Unlocking Potential: Identifying and Supporting Struggling Readers in Grade 4-6

1 min read
Mar 14, 2023 10:25:34 AM

For many students, reading is a foundational skill that unlocks the door to learning and academic success. However, some students struggle with reading, even in the upper elementary grades. These students may have a language-based learning disability, which can affect their ability to comprehend and communicate effectively through written and spoken language.

Identifying students with reading difficulties is an important step in helping them succeed.

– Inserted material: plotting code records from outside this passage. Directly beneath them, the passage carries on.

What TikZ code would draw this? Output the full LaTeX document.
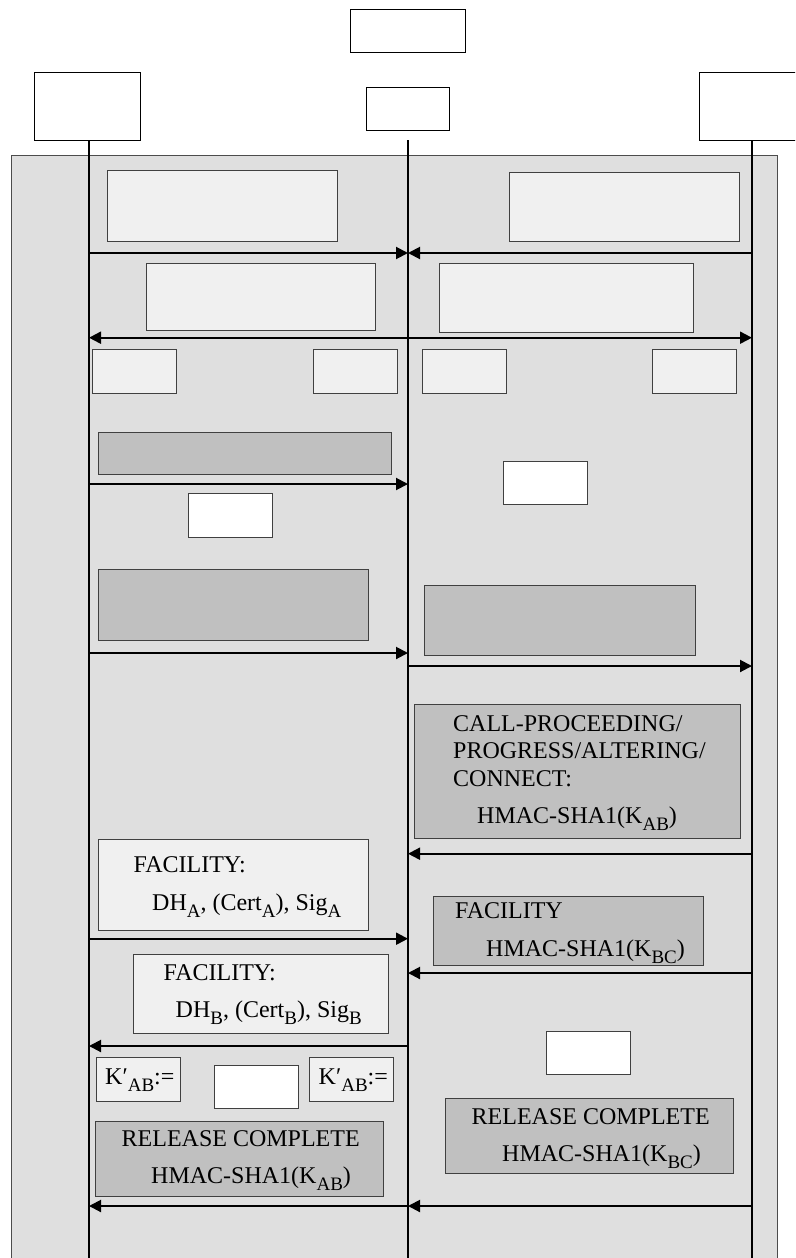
\documentclass[tikz,border=0pt]{standalone}
\usepackage{fontspec}
\setmainfont{Liberation Serif}
\usetikzlibrary{arrows.meta}
\definecolor{bggray}{HTML}{DFDFDF}
\definecolor{lightfill}{HTML}{F0F0F0}
\definecolor{darkfill}{HTML}{C0C0C0}
\tikzset{
  entity/.style={rectangle, draw, fill=white, line width=0.8pt, inner sep=0pt},
  lightbox/.style={rectangle, draw=black!75, fill=lightfill, line width=0.8pt, inner sep=0pt},
  darkbox/.style={rectangle, draw=black!75, fill=darkfill, line width=0.8pt, inner sep=0pt},
  blankbox/.style={rectangle, draw=black!75, fill=white, line width=0.8pt, inner sep=0pt},
  lifeline/.style={line width=1.5pt},
  msg/.style={-{Triangle[length=12pt, width=12pt]}, line width=2pt},
  dmsg/.style={{Triangle[length=12pt, width=12pt]}-{Triangle[length=12pt, width=12pt]}, line width=2pt},
  txt/.style={anchor=base west, inner sep=0pt, font=\fontsize{24}{27}\selectfont},
}
\newcommand{\subidx}[1]{\raisebox{-7pt}{\fontsize{19}{19}\selectfont #1}}

\begin{document}
\begin{tikzpicture}[x=1pt, y=-1pt]
  \clip (0,0) rectangle (795,1258);

  % Panel behind the message flow
  \fill[bggray] (11,155) rectangle (777.5,1270);
  \draw[black!70, line width=0.8pt] (11,1270) -- (11,155) -- (777.5,155) -- (777.5,1270);

  % Entities
  \node[entity, minimum width=115pt, minimum height=43pt] (top) at (407.5,30.5) {};
  \node[entity, minimum width=106pt, minimum height=68pt] (entA) at (87,106) {};
  \node[entity, minimum width=83pt, minimum height=43pt] (entB) at (407.5,108.5) {};
  \node[entity, minimum width=101pt, minimum height=68pt] (entC) at (749.5,106) {};

  % Lifelines
  \coordinate (lA) at (89,140);
  \coordinate (lB) at (408,140);
  \coordinate (lC) at (752,140);
  \foreach \l in {lA,lB,lC}
    \draw[lifeline] (\l) -- (\l |- 0,1260);

  % Upper boxes
  \node[lightbox, minimum width=230pt, minimum height=71pt] (p1) at (222,205.5) {};
  \node[lightbox, minimum width=230pt, minimum height=69pt] (p2) at (624,206.5) {};
  \node[lightbox, minimum width=229pt, minimum height=67pt] (p3) at (260.5,296.5) {};
  \node[lightbox, minimum width=254pt, minimum height=69pt] (p4) at (566,297.5) {};
  \node[lightbox, minimum width=84pt, minimum height=44pt] (s1) at (134,371) {};
  \node[lightbox, minimum width=84pt, minimum height=44pt] (s2) at (355.5,371) {};
  \node[lightbox, minimum width=84pt, minimum height=44pt] (s3) at (464.5,371) {};
  \node[lightbox, minimum width=84pt, minimum height=44pt] (s4) at (694.5,371) {};

  \node[darkbox, minimum width=293pt, minimum height=42pt] (d1) at (244.5,453) {};
  \node[blankbox, minimum width=84pt, minimum height=44pt] (w1) at (230,515) {};
  \node[blankbox, minimum width=84pt, minimum height=43pt] (w2) at (545,482.5) {};
  \node[darkbox, minimum width=270pt, minimum height=71pt] (d2) at (233,604.5) {};
  \node[darkbox, minimum width=271pt, minimum height=70pt] (d3) at (559.5,620) {};

  % Call proceeding
  \node[darkbox, minimum width=326pt, minimum height=134pt] (call) at (577,771) {};
  \node[txt] (callt1) at (453,731) {CALL-PROCEEDING/};
  \node[txt] (callt2) at (453,758) {PROGRESS/ALTERING/};
  \node[txt] (callt3) at (453,786) {CONNECT:};
  \node[txt] (callt4) at (477,823) {HMAC-SHA1(K\subidx{AB})};

  % Facility messages
  \node[lightbox, minimum width=270pt, minimum height=91pt] (facA) at (233,884.5) {};
  \node[txt] (facAt1) at (133.5,872) {FACILITY:};
  \node[txt] (facAt2) at (152,910) {DH\subidx{A}, (Cert\subidx{A}), Sig\subidx{A}};

  \node[darkbox, minimum width=270pt, minimum height=69pt] (facC) at (568,930.5) {};
  \node[txt] (facCt1) at (455,918) {FACILITY};
  \node[txt] (facCt2) at (486,956) {HMAC-SHA1(K\subidx{BC})};

  \node[lightbox, minimum width=255pt, minimum height=79pt] (facB) at (260.5,993.5) {};
  \node[txt] (facBt1) at (163.5,980) {FACILITY:};
  \node[txt] (facBt2) at (175.5,1017) {DH\subidx{B}, (Cert\subidx{B}), Sig\subidx{B}};

  % Key update
  \node[lightbox, minimum width=84pt, minimum height=44pt] (kA) at (138,1079) {};
  \node[txt] (kAt) at (105,1084) {K′\subidx{AB}:=};
  \node[blankbox, minimum width=84pt, minimum height=43pt] (w3) at (256,1086.5) {};
  \node[lightbox, minimum width=84pt, minimum height=44pt] (kB) at (351.75,1079) {};
  \node[txt] (kBt) at (318.5,1084) {K′\subidx{AB}:=};
  \node[blankbox, minimum width=84pt, minimum height=43pt] (w4) at (588,1052.5) {};

  % Release complete
  \node[darkbox, minimum width=288pt, minimum height=75pt] (relC) at (589,1135.5) {};
  \node[txt] (relCt1) at (471.5,1124) {RELEASE COMPLETE};
  \node[txt] (relCt2) at (502,1161) {HMAC-SHA1(K\subidx{BC})};
  \node[darkbox, minimum width=288pt, minimum height=75pt] (relA) at (239,1158.5) {};
  \node[txt] (relAt1) at (121.5,1146) {RELEASE COMPLETE};
  \node[txt] (relAt2) at (151,1183) {HMAC-SHA1(K\subidx{AB})};

  % Messages
  \foreach \y in {253,484,653,938.7}
    \draw[msg] (lA |- 0,\y) -- (lB |- 0,\y);
  \foreach \y in {253,853.7,973,1206}
    \draw[msg] (lC |- 0,\y) -- (lB |- 0,\y);
  \foreach \y in {1046,1206}
    \draw[msg] (lB |- 0,\y) -- (lA |- 0,\y);
  \draw[msg] (lB |- 0,666) -- (lC |- 0,666);
  \draw[dmsg] (lA |- 0,337.7) -- (lC |- 0,337.7);
\end{tikzpicture}
\end{document}
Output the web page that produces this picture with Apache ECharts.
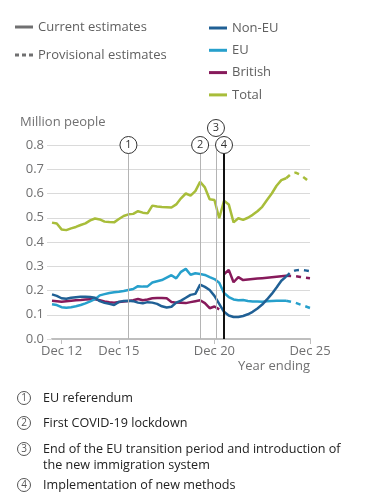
<!DOCTYPE html>
<html>
<head>
<meta charset="utf-8">
<script src="https://cdn.jsdelivr.net/npm/echarts@6/dist/echarts.min.js"></script>
<style>
html,body{margin:0;padding:0;background:#fff;}
#chart{width:380px;height:500px;}
</style>
</head>
<body>
<div id="chart"></div>
<script>
// year ending, as a decimal: Dec 12 = 2012, Jun 12 = 2011.5
var quarters = [2011.5, 2011.75, 2012, 2012.25, 2012.5, 2012.75, 2013, 2013.25, 2013.5, 2013.75,
    2014, 2014.25, 2014.5, 2014.75, 2015, 2015.25, 2015.5, 2015.75, 2016, 2016.25,
    2016.5, 2016.75, 2017, 2017.25, 2017.5, 2017.75, 2018, 2018.25, 2018.5, 2018.75,
    2019, 2019.25, 2019.5, 2019.75, 2020, 2020.25, 2020.5, 2020.75, 2021, 2021.25,
    2021.5, 2021.75, 2022, 2022.25, 2022.5, 2022.75, 2023, 2023.25, 2023.5, 2023.75];
var provQuarters = [2023.75, 2024, 2024.25, 2024.5, 2024.75, 2025];

// million people
var total = [0.480, 0.476, 0.452, 0.449, 0.456, 0.462, 0.470, 0.477, 0.489, 0.497,
    0.493, 0.484, 0.482, 0.481, 0.495, 0.507, 0.514, 0.516, 0.527, 0.521,
    0.518, 0.550, 0.546, 0.544, 0.543, 0.542, 0.555, 0.580, 0.600, 0.591,
    0.610, 0.648, 0.625, 0.576, 0.573, 0.498, 0.570, 0.555, 0.481, 0.498,
    0.491, 0.500, 0.512, 0.527, 0.545, 0.573, 0.600, 0.632, 0.655, 0.663];
var nonEu = [0.184, 0.178, 0.168, 0.166, 0.170, 0.172, 0.174, 0.174, 0.173, 0.170,
    0.156, 0.149, 0.145, 0.140, 0.153, 0.157, 0.158, 0.156, 0.150, 0.147,
    0.152, 0.150, 0.145, 0.135, 0.130, 0.133, 0.150, 0.158, 0.170, 0.182,
    0.186, 0.224, 0.215, 0.202, 0.178, 0.145, 0.112, 0.097, 0.091, 0.091,
    0.095, 0.102, 0.112, 0.126, 0.142, 0.163, 0.186, 0.212, 0.240, 0.257];
var eu = [0.143, 0.140, 0.131, 0.129, 0.131, 0.135, 0.140, 0.147, 0.155, 0.164,
    0.180, 0.185, 0.190, 0.193, 0.195, 0.198, 0.202, 0.206, 0.218, 0.216,
    0.217, 0.233, 0.238, 0.243, 0.253, 0.263, 0.250, 0.277, 0.289, 0.265,
    0.271, 0.268, 0.264, 0.255, 0.247, 0.232, 0.190, 0.173, 0.163, 0.160,
    0.161, 0.157, 0.155, 0.155, 0.154, 0.156, 0.157, 0.158, 0.158, 0.158];
// British: old methods up to Mar 21, new methods from Jun 21
var britishOld = [0.158, 0.156, 0.154, 0.156, 0.158, 0.160, 0.161, 0.163, 0.164, 0.164,
    0.160, 0.155, 0.152, 0.150, 0.153, 0.155, 0.157, 0.160, 0.165, 0.160,
    0.163, 0.168, 0.169, 0.169, 0.168, 0.153, 0.150, 0.149, 0.148, 0.152,
    0.156, 0.160, 0.148, 0.127, 0.134, 0.122];
var britishNew = [0.267, 0.285, 0.234, 0.255, 0.243, 0.245, 0.247, 0.249, 0.251, 0.253,
    0.255, 0.257, 0.259, 0.261];

// provisional estimates
var provTotal = [0.663, 0.680, 0.686, 0.677, 0.662, 0.645];
var provNonEu = [0.257, 0.276, 0.283, 0.285, 0.283, 0.280];
var provEu = [0.158, 0.154, 0.149, 0.142, 0.135, 0.128];
var provBritish = [0.261, 0.260, 0.259, 0.256, 0.253, 0.251];

var tickYears = [2012, 2015, 2020, 2025];
var events = [
    {num: '1', at: 2015.5, text: ['EU referendum']},
    {num: '2', at: 2019.25, text: ['First COVID-19 lockdown']},
    {num: '3', at: 2020.08, text: ['End of the EU transition period and introduction of', 'the new immigration system']},
    {num: '4', at: 2020.5, text: ['Implementation of new methods']}
];

var cNonEu = '#206095';
var cEu = '#27a0cc';
var cBritish = '#871a5b';
var cTotal = '#a8bd3a';
var grey = '#707071';
var font = 'Open Sans';

function pairs(xs, ys, offset) {
    var out = [];
    for (var i = 0; i < ys.length; i++) {
        out.push([xs[i + (offset || 0)], ys[i]]);
    }
    return out;
}

function line(name, color, data, dashed) {
    return {
        name: name,
        type: 'line',
        data: data,
        color: color,
        symbol: 'none',
        silent: true,
        z: 3,
        lineStyle: {width: 2.5, color: color, type: dashed ? [5, 5] : 'solid'}
    };
}

// footnotes under the chart
function footnotes() {
    var g = [];
    var rows = [398, 423, 449, 485];
    for (var i = 0; i < events.length; i++) {
        var y = rows[i];
        g.push({type: 'circle', shape: {cx: 24, cy: y, r: 6.5},
            style: {fill: '#fff', stroke: '#555', lineWidth: 1}});
        g.push({type: 'text', x: 24, y: y,
            style: {text: events[i].num, font: '10px "' + font + '"', fill: '#555', align: 'center', verticalAlign: 'middle'}});
        for (var j = 0; j < events[i].text.length; j++) {
            g.push({type: 'text', x: 43, y: y + j * 16,
                style: {text: events[i].text[j], font: '12.6px "' + font + '"', fill: '#222', verticalAlign: 'middle'}});
        }
    }
    return g;
}

var chart = echarts.init(document.getElementById('chart'));

var option = {
    animation: false,
    textStyle: {fontFamily: font},
    grid: {left: 52, right: 70, top: 145, bottom: 161},
    legend: {
        data: ['Non-EU', 'EU', 'British', 'Total'],
        orient: 'vertical',
        left: 204,
        top: 15,
        icon: 'rect',
        itemWidth: 18,
        itemHeight: 3,
        itemGap: 6.3,
        selectedMode: false,
        textStyle: {fontSize: 13, lineHeight: 16, color: '#606060'}
    },
    xAxis: {
        type: 'value',
        min: 2011.5,
        max: 2025,
        axisLine: {lineStyle: {color: '#bebebe', width: 2}},
        axisTick: {customValues: tickYears, length: 5, lineStyle: {color: '#bebebe', width: 1}},
        axisLabel: {
            customValues: tickYears,
            fontSize: 13,
            color: grey,
            margin: 6,
            formatter: function (v) { return 'Dec ' + String(v).slice(2); }
        },
        splitLine: {show: false}
    },
    yAxis: {
        type: 'value',
        min: 0,
        max: 0.8,
        interval: 0.1,
        axisLine: {show: false},
        axisTick: {show: true, length: 5, lineStyle: {color: '#dadada'}},
        axisLabel: {fontSize: 13, color: grey, margin: 8,
            formatter: function (v) { return v.toFixed(1); }},
        splitLine: {lineStyle: {color: '#dadada', width: 1}}
    },
    graphic: [
        {type: 'line', shape: {x1: 15, y1: 27, x2: 33, y2: 27}, style: {stroke: grey, lineWidth: 3}},
        {type: 'text', x: 38, y: 27, style: {text: 'Current estimates', font: '13px "' + font + '"', fill: '#606060', verticalAlign: 'middle'}},
        {type: 'line', shape: {x1: 15, y1: 55, x2: 33, y2: 55}, style: {stroke: grey, lineWidth: 3, lineDash: [4, 3]}},
        {type: 'text', x: 38, y: 55, style: {text: 'Provisional estimates', font: '13px "' + font + '"', fill: '#606060', verticalAlign: 'middle'}},
        {type: 'text', x: 20, y: 122, style: {text: 'Million people', font: '13px "' + font + '"', fill: grey, verticalAlign: 'middle'}},
        {type: 'text', x: 310, y: 366, style: {text: 'Year ending', font: '13px "' + font + '"', fill: grey, align: 'right', verticalAlign: 'middle'}}
    ].concat(footnotes()),
    series: [
        {
            name: 'events',
            type: 'line',
            data: [],
            z: 1,
            clip: false,
            silent: true,
            markLine: {
                symbol: ['none', 'none'],
                silent: true,
                label: {show: false},
                lineStyle: {type: 'solid', color: '#b4b4b4', width: 1},
                data: [
                    {xAxis: events[0].at},
                    {xAxis: events[1].at},
                    {xAxis: events[2].at},
                    {xAxis: events[3].at, lineStyle: {color: '#111', width: 2, type: 'solid'}}
                ]
            },
            markPoint: {
                symbol: 'circle',
                symbolSize: 17,
                silent: true,
                itemStyle: {color: '#fff', borderColor: '#333', borderWidth: 1},
                label: {show: true, formatter: '{b}', color: '#333', fontSize: 11, fontFamily: font},
                data: [
                    {name: events[0].num, coord: [events[0].at, 0.8]},
                    {name: events[1].num, coord: [events[1].at, 0.8]},
                    {name: events[2].num, coord: [events[2].at, 0.8], symbolOffset: [0, -17]},
                    {name: events[3].num, coord: [events[3].at, 0.8]}
                ]
            }
        },
        line('Total', cTotal, pairs(quarters, total)),
        line('British', cBritish, pairs(quarters, britishOld)),
        line('British', cBritish, pairs(quarters, britishNew, britishOld.length)),
        line('EU', cEu, pairs(quarters, eu)),
        line('Non-EU', cNonEu, pairs(quarters, nonEu)),
        line('Total provisional', cTotal, pairs(provQuarters, provTotal), true),
        line('British provisional', cBritish, pairs(provQuarters, provBritish), true),
        line('EU provisional', cEu, pairs(provQuarters, provEu), true),
        line('Non-EU provisional', cNonEu, pairs(provQuarters, provNonEu), true)
    ]
};

chart.setOption(option);
</script>
</body>
</html>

Here are some signs that may indicate a language-based learning disability in grades 4-6:

  • Difficulty with phonemic awareness, or the ability to identify and manipulate sounds in words.
  • Struggles with decoding or sounding out unfamiliar words.
  • Difficulty with fluency or reading at an appropriate pace.
  • Limited vocabulary and poor word recognition skills.
  • Struggles with comprehension, including understanding the main idea, making inferences, and predicting outcomes.
  • Difficulty with spelling and grammar.
  • Inconsistent performance, with good days and bad days in the same subject.
  • Avoidance of reading or writing tasks.
  • Frustration or anxiety during reading or writing activities.
  • Poor handwriting or letter formation.

If you notice any of these signs in your child or student, it's important to seek assistance from a qualified professional that can conduct assessments to identify any learning disabilities and develop appropriate interventions to support the student's learning.

Here are 10 tips for supporting struggling readers in grades 4-6:

  • Provide explicit instruction in phonics and phonemic awareness.
  • Use multisensory techniques to engage different learning styles.
  • Teach vocabulary explicitly and in context.
  • Provide opportunities for practice, including reading aloud, partner reading, and independent reading.
  • Use graphic organizers to support comprehension.
  • Provide frequent feedback and praise for effort and progress.
  • Use assistive technology, such as text-to-speech or speech-to-text software.
  • Encourage the student's interests and provide reading materials that align with their interests.
  • Build a positive and supportive relationship with the student.
  • Involve the student's family in their learning and provide resources for at-home support.

By implementing these tips and seeking appropriate support, you can help struggling readers unlock their potential and succeed in the classroom and beyond. Remember, every student deserves the opportunity to achieve their full potential, and with the right support and guidance, they can overcome any obstacle.